Records with drawing code.
--------------------------------------------------
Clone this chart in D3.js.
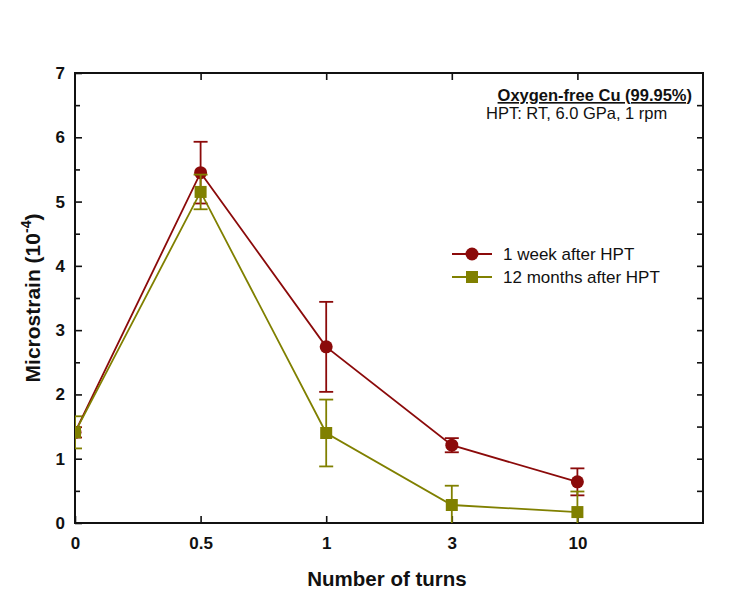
<!DOCTYPE html>
<html>
<head>
<meta charset="utf-8">
<script src="https://cdn.jsdelivr.net/npm/d3@7"></script>
<style>
  body { margin: 0; background: #fff; }
  svg { font-family: 'Liberation Sans', Arial, sans-serif; }
</style>
</head>
<body>
<div class="chart"></div>
<script>
'use strict';

// data
var turns = ['0', '0.5', '1', '3', '10'];
var weekValues = [1.41, 5.45, 2.74, 1.21, 0.64];
var weekErrors = [0.08, 0.48, 0.70, 0.11, 0.21];
var monthValues = [1.41, 5.15, 1.40, 0.28, 0.17];
var monthErrors = [0.25, 0.27, 0.52, 0.30, 0.32];
var yTicks = [0, 1, 2, 3, 4, 5, 6, 7];

var series = [
  {name: '1 week after HPT', values: weekValues, errors: weekErrors, color: '#8b0a0a', marker: 'circle'},
  {name: '12 months after HPT', values: monthValues, errors: monthErrors, color: '#808000', marker: 'square'}
];

var margin = {top: 73, right: 47, bottom: 69, left: 75},
  width = 750 - margin.left - margin.right,
  height = 592 - margin.top - margin.bottom;

var x = d3.scaleLinear().domain([0, 5]).range([0, width]);
var y = d3.scaleLinear().domain([0, 7]).range([height, 0]);

var svg = d3.select('.chart').append('svg')
  .attr('width', 750)
  .attr('height', 592);

var g = svg.append('g')
  .attr('transform', 'translate(' + margin.left + ',' + margin.top + ')');

g.append('clipPath').attr('id', 'plotClip')
  .append('rect').attr('width', width).attr('height', height);

// axes, ticks inward
var bottomAxis = d3.axisBottom(x)
  .tickValues(d3.range(turns.length))
  .tickFormat(function(i) { return turns[i]; })
  .tickSizeInner(-7).tickSizeOuter(0).tickPadding(14);

var leftAxis = d3.axisLeft(y)
  .tickValues(yTicks)
  .tickFormat(d3.format('d'))
  .tickSizeInner(-7).tickSizeOuter(0).tickPadding(10);

var leftMinor = d3.axisLeft(y)
  .tickValues(d3.range(0.5, 7, 1))
  .tickFormat('').tickSizeInner(-5).tickSizeOuter(0);

var rightAxis = d3.axisRight(y)
  .tickValues(d3.range(0.5, 7, 0.5))
  .tickFormat('').tickSizeInner(-6).tickSizeOuter(0);

var topAxis = d3.axisTop(x)
  .tickValues([1, 2, 3, 4])
  .tickFormat('').tickSizeInner(-7).tickSizeOuter(0);

g.append('g').attr('class', 'axis')
  .attr('transform', 'translate(0,' + height + ')')
  .call(bottomAxis);
g.append('g').attr('class', 'axis').call(leftAxis);
g.append('g').attr('class', 'axis').call(leftMinor);
g.append('g').attr('class', 'axis')
  .attr('transform', 'translate(' + width + ',0)')
  .call(rightAxis);
g.append('g').attr('class', 'axis').call(topAxis);

g.selectAll('.axis path').remove();
g.selectAll('.axis line').attr('stroke', '#111').attr('stroke-width', 1.6);
g.selectAll('.axis text')
  .attr('fill', '#111')
  .style('font-size', '17px')
  .style('font-weight', 'bold');

g.append('rect')
  .attr('width', width).attr('height', height)
  .attr('fill', 'none')
  .attr('stroke', '#111')
  .attr('stroke-width', 2);

// series
var plot = g.append('g').attr('clip-path', 'url(#plotClip)');

var line = d3.line()
  .x(function(d, i) { return x(i); })
  .y(function(d) { return y(d); });

function drawMarker(sel, s, cx, cy) {
  if (s.marker === 'circle') {
    sel.append('circle')
      .attr('cx', cx).attr('cy', cy).attr('r', 6.5)
      .attr('fill', s.color);
  } else {
    sel.append('rect')
      .attr('x', cx - 6).attr('y', cy - 6)
      .attr('width', 12).attr('height', 12)
      .attr('fill', s.color);
  }
}

series.forEach(function(s) {
  var sg = plot.append('g');
  sg.append('path')
    .datum(s.values)
    .attr('d', line)
    .attr('fill', 'none')
    .attr('stroke', s.color)
    .attr('stroke-width', 1.8);

  s.values.forEach(function(v, i) {
    var cx = x(i), e = s.errors[i];
    sg.append('line')
      .attr('x1', cx).attr('x2', cx)
      .attr('y1', y(v - e)).attr('y2', y(v + e))
      .attr('stroke', s.color).attr('stroke-width', 1.8);
    [v - e, v + e].forEach(function(ev) {
      sg.append('line')
        .attr('x1', cx - 7).attr('x2', cx + 7)
        .attr('y1', y(ev)).attr('y2', y(ev))
        .attr('stroke', s.color).attr('stroke-width', 1.8);
    });
    drawMarker(sg, s, cx, y(v));
  });
});

// legend
var legend = g.append('g')
  .attr('transform', 'translate(' + (452 - margin.left) + ',' + (254 - margin.top) + ')');

series.forEach(function(s, i) {
  var row = legend.append('g').attr('transform', 'translate(0,' + (i * 23) + ')');
  row.append('line')
    .attr('x1', 0).attr('x2', 40)
    .attr('stroke', s.color).attr('stroke-width', 1.8);
  drawMarker(row, s, 20, 0);
  row.append('text')
    .attr('x', 51).attr('y', 6)
    .attr('fill', '#111')
    .style('font-size', '17px')
    .text(s.name);
});

// annotation
svg.append('text')
  .attr('x', 692).attr('y', 101)
  .attr('text-anchor', 'end')
  .attr('fill', '#111')
  .style('font-size', '16.5px')
  .style('font-weight', 'bold')
  .style('text-decoration', 'underline')
  .text('Oxygen-free Cu (99.95%)');

svg.append('text')
  .attr('x', 486).attr('y', 119)
  .attr('fill', '#111')
  .style('font-size', '16.5px')
  .text('HPT: RT, 6.0 GPa, 1 rpm');

// axis titles
svg.append('text')
  .attr('x', 387)
  .attr('y', 586)
  .attr('text-anchor', 'middle')
  .attr('fill', '#111')
  .style('font-size', '20.5px')
  .style('font-weight', 'bold')
  .text('Number of turns');

var yTitle = svg.append('text')
  .attr('transform', 'translate(40,' + (margin.top + height / 2) + ') rotate(-90)')
  .attr('text-anchor', 'middle')
  .attr('fill', '#111')
  .style('font-size', '21px')
  .style('font-weight', 'bold');
yTitle.append('tspan').text('Microstrain (10');
yTitle.append('tspan').attr('dy', -9).style('font-size', '14px').text('-4');
yTitle.append('tspan').attr('dy', 9).text(')');
</script>
</body>
</html>
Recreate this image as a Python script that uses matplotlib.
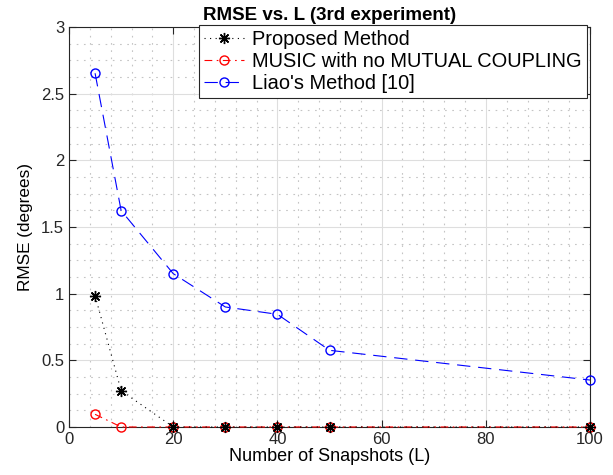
import numpy as np
import matplotlib
matplotlib.use('Agg')
import matplotlib.pyplot as plt
from matplotlib.ticker import MultipleLocator

plt.rcParams['font.family'] = ['Liberation Sans', 'DejaVu Sans']

snapshots = [5, 10, 20, 30, 40, 50, 100]
proposed = [0.985, 0.272, 0, 0, 0, 0, 0]
music = [0.095, 0, 0, 0, 0, 0, 0]
liao = [2.653, 1.623, 1.15, 0.90, 0.845, 0.575, 0.352]

fig = plt.figure(figsize=(6.13, 4.75), dpi=100)
ax = fig.add_axes([0.1126, 0.1011, 0.850, 0.8421])

lw = 0.8
ax.plot(snapshots, proposed, color='k', linestyle=(0, (1, 4)), linewidth=lw,
        marker=(8, 2, 0), markersize=8, markeredgewidth=1.0,
        label='Proposed Method', clip_on=False, zorder=4)
ax.plot(snapshots, music, color='r', linestyle=(0, (7, 4, 1.5, 4)), linewidth=lw,
        marker='o', markerfacecolor='none', markersize=6.5, markeredgewidth=1.0,
        label='MUSIC with no MUTUAL COUPLING', clip_on=False, zorder=3)
ax.plot(snapshots, liao, color='b', linestyle=(0, (12, 7)), linewidth=lw,
        marker='o', markerfacecolor='none', markersize=6.5, markeredgewidth=1.0,
        label="Liao's Method [10]", clip_on=False, zorder=3)

ax.set_xlim(0, 100)
ax.set_ylim(0, 3)
ax.xaxis.set_major_locator(MultipleLocator(20))
ax.xaxis.set_minor_locator(MultipleLocator(4))
ax.yaxis.set_major_locator(MultipleLocator(0.5))
ax.yaxis.set_minor_locator(MultipleLocator(0.125))
ax.grid(which='major', color='#dedede', linestyle='-', linewidth=0.8)
ax.grid(which='minor', color='#c4c4c4', linestyle=(0, (1.5, 5)), linewidth=0.8)
ax.set_axisbelow(True)
ax.tick_params(which='both', direction='in', top=True, right=True, labelsize=12,
               length=5, width=0.8, colors='#262626')
ax.tick_params(which='minor', length=0)
ax.set_yticks([0, 0.5, 1, 1.5, 2, 2.5, 3])
ax.set_yticklabels(['0', '0.5', '1', '1.5', '2', '2.5', '3'])
for s in ax.spines.values():
    s.set_linewidth(0.8)
    s.set_color('#262626')

ax.set_xlabel('Number of Snapshots (L)', fontsize=13, labelpad=1)
ax.set_ylabel('RMSE (degrees)', fontsize=12.3, labelpad=6)
ax.set_title('RMSE vs. L (3rd experiment)', fontsize=13.5, fontweight='bold', pad=5)

leg = ax.legend(loc='upper right', bbox_to_anchor=(0.9576, 0.9474), bbox_transform=fig.transFigure,
                fontsize=14.4, frameon=True, fancybox=False, edgecolor='#262626', framealpha=1,
                borderpad=0.25, labelspacing=0.15, handlelength=2.0, handletextpad=0.4,
                borderaxespad=0)
leg.get_frame().set_linewidth(0.8)

fig.savefig('out.png', dpi=100)
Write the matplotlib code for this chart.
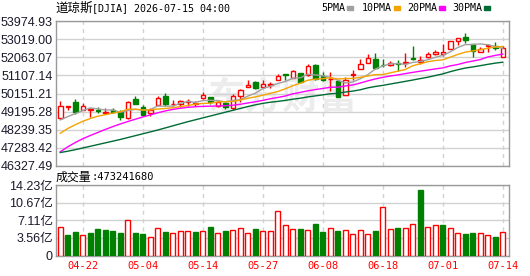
import numpy as np
import matplotlib.pyplot as plt
from matplotlib.patches import Rectangle

plt.rcParams['font.family'] = ['Liberation Sans', 'Noto Sans CJK SC', 'DejaVu Sans']

# ---------------------------------------------------------------- data
dates = ['04-17', '04-20', '04-21', '04-22', '04-23', '04-24', '04-27', '04-28', '04-29', '04-30',
         '05-01', '05-04', '05-05', '05-06', '05-07', '05-08', '05-11', '05-12', '05-13', '05-14',
         '05-15', '05-18', '05-19', '05-20', '05-21', '05-22', '05-26', '05-27', '05-28', '05-29',
         '06-01', '06-02', '06-03', '06-04', '06-05', '06-08', '06-09', '06-10', '06-11', '06-12',
         '06-15', '06-16', '06-17', '06-18', '06-22', '06-23', '06-24', '06-25', '06-26', '06-29',
         '06-30', '07-01', '07-02', '07-06', '07-07', '07-08', '07-09', '07-10', '07-13', '07-14']

opens = [48841, 49460, 49687, 49296, 49296, 49280, 49137, 49264, 49158, 48841,
         49862, 49439, 49106, 49529, 50036, 49581, 49581, 49719, 49597, 49899,
         49968, 49508, 49666, 49402, 50036, 50480, 50745, 50496, 50586, 50850,
         51168, 50956, 51236, 51104, 51675, 51051, 50909, 50787, 50057, 51131,
         51432, 51786, 51961, 51675, 51675, 51765, 51749, 52003, 51834, 52066,
         52214, 52257, 52490, 52902, 53124, 52770, 52347, 52652, 52664, 52098]
highs = [49756, 49497, 49862, 49650, 49386, 49439, 49370, 49370, 49280, 49756,
         50036, 49545, 49370, 50036, 50179, 49809, 49809, 49862, 49756, 50216,
         49978, 49756, 49677, 50110, 50390, 50850, 50813, 50850, 50776, 51199,
         51199, 51395, 51252, 51702, 51696, 51289, 51273, 50866, 51009, 51416,
         51961, 52236, 52267, 51961, 51887, 51924, 52278, 52664, 52146, 52320,
         52426, 52770, 52940, 53071, 53335, 52780, 52600, 52770, 52860, 52680]
lows = [48815, 49296, 49068, 49280, 48926, 49121, 49106, 49137, 48767, 48825,
        49581, 48979, 48979, 49518, 49508, 49492, 49455, 49508, 49508, 49862,
        49581, 49423, 49333, 49280, 49687, 50470, 50390, 50427, 50459, 50840,
        50866, 50946, 50723, 51093, 50866, 50797, 50269, 49967, 50047, 50877,
        51421, 51775, 51432, 51569, 51606, 51358, 51569, 51897, 51723, 52040,
        52162, 52136, 52479, 52690, 52822, 52093, 52336, 52331, 52436, 52093]
closes = [49492, 49476, 49190, 49476, 49317, 49227, 49190, 49174, 48926, 49687,
          49581, 49000, 49296, 49899, 49613, 49618, 49756, 49767, 49666, 50073,
          49687, 49698, 49423, 50020, 50322, 50602, 50459, 50639, 50644, 51078,
          51104, 51326, 50760, 51590, 50903, 50850, 50940, 49983, 50866, 51168,
          51696, 52014, 51485, 51649, 51781, 51723, 51834, 51976, 51913, 52241,
          52357, 52336, 52928, 53060, 53007, 52373, 52505, 52700, 52568, 52579]

# volume in units of 1e8 shares (亿)
volumes = [5.70, 4.13, 4.74, 4.06, 4.53, 5.27, 5.15, 4.95, 4.53, 7.15,
           4.53, 4.33, 3.84, 5.50, 4.74, 4.46, 4.88, 4.88, 4.74, 4.88,
           5.77, 4.46, 4.95, 5.08, 5.50, 4.46, 5.27, 4.88, 4.88, 9.00,
           6.12, 5.29, 5.29, 5.08, 6.39, 4.74, 5.50, 4.95, 5.08, 4.26,
           5.08, 4.26, 4.95, 9.83, 5.29, 5.50, 5.50, 6.32, 13.20, 5.70,
           6.12, 6.12, 5.50, 4.46, 4.33, 4.53, 4.46, 4.06, 3.84, 4.73]

ma5 = [48752, 48930, 49090, 49250, 49390, 49337, 49280, 49277, 49167, 49241,
       49312, 49274, 49298, 49493, 49478, 49485, 49636, 49731, 49684, 49776,
       49790, 49778, 49709, 49780, 49830, 50013, 50165, 50408, 50533, 50684,
       50785, 50958, 50982, 51172, 51137, 51086, 51009, 50853, 50708, 50761,
       50931, 51145, 51446, 51602, 51725, 51730, 51694, 51793, 51845, 51937,
       52064, 52165, 52355, 52584, 52738, 52741, 52775, 52729, 52631, 52545]
ma10 = [48050, 48300, 48500, 48680, 48830, 48950, 49030, 49110, 49190, 49316,
        49324, 49277, 49287, 49330, 49359, 49398, 49455, 49514, 49588, 49627,
        49638, 49707, 49720, 49732, 49803, 49901, 49972, 50059, 50157, 50257,
        50399, 50562, 50695, 50852, 50911, 50935, 50983, 50918, 50940, 50949,
        51008, 51077, 51150, 51155, 51243, 51331, 51420, 51619, 51724, 51831,
        51897, 51930, 52074, 52215, 52338, 52403, 52470, 52542, 52608, 52641]
ma20 = [47070, 47330, 47560, 47760, 47930, 48090, 48250, 48400, 48540, 48670,
        48790, 48910, 49020, 49130, 49230, 49310, 49370, 49420, 49450, 49471,
        49481, 49492, 49504, 49531, 49581, 49650, 49713, 49787, 49873, 49942,
        50018, 50135, 50208, 50292, 50357, 50418, 50478, 50488, 50548, 50603,
        50704, 50819, 50922, 51004, 51077, 51133, 51202, 51269, 51332, 51390,
        51453, 51503, 51612, 51685, 51790, 51867, 51945, 52081, 52166, 52236]
ma30 = [47030, 47100, 47180, 47270, 47360, 47450, 47540, 47630, 47720, 47820,
        47920, 48020, 48120, 48220, 48330, 48440, 48550, 48660, 48760, 48860,
        48960, 49060, 49160, 49260, 49360, 49460, 49550, 49630, 49690, 49733,
        49787, 49849, 49901, 49971, 50024, 50078, 50137, 50164, 50228, 50278,
        50348, 50449, 50522, 50580, 50652, 50722, 50792, 50865, 50940, 51012,
        51101, 51189, 51306, 51408, 51497, 51556, 51624, 51693, 51757, 51807]

ma_names = ['5PMA', '10PMA', '20PMA', '30PMA']
ma_colors = ['#a0a0a0', '#f5a300', '#ff00ff', '#006b35']

price_ticks = [46327.49, 47283.42, 48239.35, 49195.28, 50151.21,
               51107.14, 52063.07, 53019.00, 53974.93]
vol_ticks = [0, 3.56, 7.11, 10.67, 14.23]
vol_tick_labels = ['0', '3.56亿', '7.11亿', '10.67亿', '14.23亿']
date_ticks = ['04-22', '05-04', '05-14', '05-27', '06-08', '06-18', '07-01', '07-14']

index_name = '道琼斯'
index_code = '[DJIA] 2026-07-15 04:00'
last_volume = 473241680

RED = '#ff0000'
GREEN = '#008000'
GRID = '#d2d2d2'
FRAME = '#9a9a9a'
W, H = 530, 276


def fx(px):
    return px / W


def fy(py):
    return 1 - py / H


def style_axis(ax):
    for s in ax.spines.values():
        s.set_color(FRAME)
        s.set_linewidth(1.0)
    ax.tick_params(length=0)
    ax.set_xlim(-0.57, len(dates) - 0.17)


def draw_candles(ax, x, o, h, l, c):
    """Hollow red when close >= open, filled green otherwise."""
    for xi, oi, hi, li, ci in zip(x, o, h, l, c):
        col = RED if ci >= oi else GREEN
        face = 'white' if ci >= oi else GREEN
        ax.vlines(xi, li, hi, color=col, lw=1.0, zorder=3)
        ax.bar(xi, abs(ci - oi), bottom=min(oi, ci), width=0.6,
               facecolor=face, edgecolor=col, lw=1.0, zorder=4)


if __name__ == '__main__':
    x = np.arange(len(dates))
    tick_pos = [dates.index(d) for d in date_ticks]

    fig = plt.figure(figsize=(W / 100, H / 100), dpi=100)
    ax = fig.add_axes([fx(56), fy(165.8), fx(453), 144.6 / H])
    axv = fig.add_axes([fx(56), fy(255.5), fx(453), 70.3 / H])

    # price pane
    style_axis(ax)
    ax.set_ylim(price_ticks[0], price_ticks[-1])
    ax.set_yticks(price_ticks)
    ax.set_yticklabels(['%.2f' % t for t in price_ticks], fontsize=9, color='#1a1a2a')
    ax.tick_params(axis='y', pad=2.2)
    ax.set_xticks(tick_pos)
    ax.set_xticklabels([])
    ax.grid(axis='y', color=GRID, lw=1.0, zorder=0)
    for t in tick_pos:
        ax.axvline(t, color=GRID, lw=1.0, ls=(0, (3, 3)), zorder=0)

    ax.text(0.5, 0.47, '东方财富', transform=ax.transAxes, fontsize=27,
            fontweight='bold', color='#ececec', ha='center', va='center',
            family=['Noto Sans CJK SC'], zorder=1)

    draw_candles(ax, x, opens, highs, lows, closes)
    for ma, col in zip([ma5, ma10, ma20, ma30], ma_colors):
        ax.plot(x, ma, color=col, lw=1.0, zorder=5)

    # volume pane
    style_axis(axv)
    axv.set_ylim(0, vol_ticks[-1])
    axv.set_yticks(vol_ticks)
    axv.set_yticklabels(vol_tick_labels, fontsize=9, color='#1a1a2a')
    axv.tick_params(axis='y', pad=2.2)
    axv.set_xticks(tick_pos)
    axv.set_xticklabels(date_ticks, color=RED, fontsize=7.5, family=['DejaVu Sans Mono'])
    axv.tick_params(axis='x', pad=4)
    axv.grid(axis='y', color=GRID, lw=1.0, zorder=0)
    for t in tick_pos:
        axv.axvline(t, color=GRID, lw=1.0, ls=(0, (3, 3)), zorder=0)

    prev = [closes[0] - 1] + closes[:-1]
    for xi, v, c, p in zip(x, volumes, closes, prev):
        up = c >= p
        axv.bar(xi, v, width=0.62, facecolor='white' if up else GREEN,
                edgecolor=RED if up else GREEN, lw=1.0, zorder=3)

    # header texts
    fig.text(fx(55), fy(8), index_name, fontsize=9, family=['Noto Sans CJK SC'],
             va='center', ha='left')
    fig.text(fx(92), fy(8), index_code, fontsize=7.2, family=['DejaVu Sans Mono'],
             va='center', ha='left')
    legend_x = [321, 362, 407, 452]
    for lx, name, col in zip(legend_x, ma_names, ma_colors):
        t = fig.text(fx(lx), fy(8), name, fontsize=7.2, family=['DejaVu Sans Mono'],
                     va='center', ha='left')
        sx = lx + len(name) * 5.8 + 3
        fig.patches.append(Rectangle((fx(sx), fy(10)), fx(6), 3.5 / H,
                                     transform=fig.transFigure, color=col))

    fig.text(fx(56), fy(177), '成交量', fontsize=8.6, family=['Noto Sans CJK SC'],
             va='center', ha='left')
    fig.text(fx(92), fy(177), ':%d' % last_volume, fontsize=7.5,
             family=['DejaVu Sans Mono'], va='center', ha='left')

    fig.savefig('out.png', dpi=100)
--------------------------------------------------
Requirement.
Only the lines from the one holding "Write the matplotlib code for this chart." to the one holding "plt.rcParams['font.family'] = ['Liberation Sans', 'Noto" should be returned, both included and exactly as written, with no pictures.

Final answer.
Write the matplotlib code for this chart.
import numpy as np
import matplotlib.pyplot as plt
from matplotlib.patches import Rectangle

plt.rcParams['font.family'] = ['Liberation Sans', 'Noto Sans CJK SC', 'DejaVu Sans']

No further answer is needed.